Em 1988, o Chiado era uma zona praticamente sem habitantes – o que explica que só tenham morrido duas pessoas na tragédia, uma delas um bombeiro. Os Armazéns do Chiado e os Armazéns Grandella, contíguos, eram uma montra de decadência que o visionário Francisco de Almeida Grandella seria incapaz de prever. O proprietário da altura tinha saído da prisão na véspera e foi transformado no suspeito óbvio de fogo posto – o que a polícia nunca comprovou.

O risco de “novos Pombais”

Desapareceu a Perfumaria da Moda – um dos cenários do célebre filme “O Pai Tirano” – e a Pastelaria Ferrari, um mimo da Lisboa novecentista que mantinha intacta a traça original. “Os prejuízos e as perdas para o património de Lisboa são apenas semelhantes às provocadas pelo terramoto de 1755”, escrevia a olisipógrafa Marina Tavares Dias no Diário de Lisboa que no mesmo texto avisava: “Será bom que não apareçam pequenos ‘Pombais’, sem talento e sem política, a tentar descaracterizar um dos bairros mais importantes de Lisboa”.

Quem viveu esse tempo sabe que Marina Tavares Dias temia o mesmo que muitos cidadãos de Lisboa: que o presidente da Câmara Nuno Kruz Abecasis entregasse a reconstrução do Chiado ao arquitecto que, com a construção das Amoreiras e outros edifícios, andava a mudar a face de Lisboa: Tomás Taveira, vivo mas hoje desaparecido da vida pública.

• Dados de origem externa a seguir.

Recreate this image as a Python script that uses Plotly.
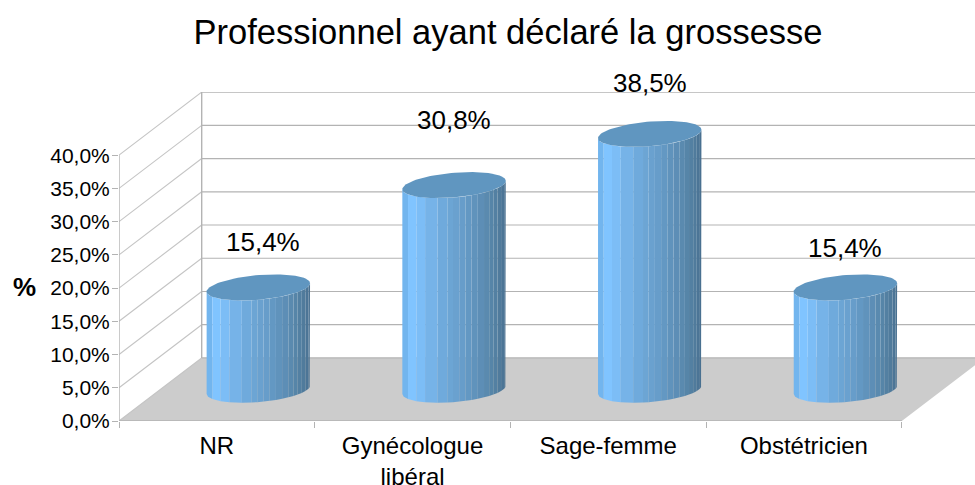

Nuno Abecasis, polémico autarca e histórico militante do CDS, não só era atacado pelas suas opções urbanísticas como tinha sido acusado na praça pública de ter prejudicado o combate ao incêndio (o que não se confirmou) por ter instalado algum tempo antes uns canteiros e uns bancos na rua do Carmo.

Siza, o anti-Taveira

No dia 8 de Setembro de 1988, duas semanas depois do incêndio, Abecasis convoca uma conferência de imprensa e surpreende o país: anuncia a intenção de convidar Siza Vieira para fazer a reconstrução do Chiado. Siza era já há 30 anos um dos mais importantes arquitectos portugueses – nesse ano de 1988 tinha recebido a medalha de ouro da Fundação Alvar Aalto. A decisão – que Nuno Abecasis frisa ter sido da sua inteira responsabilidade – funcionava como facto redentor. Mas Krus Abecasis, que tinha marcado a Lisboa dos anos 80 (tomou posse em janeiro de 1980), já não voltará a ser candidato nas eleições de 1989. PS e PCP unidos apresentam Jorge Sampaio. A direita junta-se à volta de um enfant terrible chamado Marcelo Rebelo de Sousa. Abecasis morre aos 69 anos, em 1999.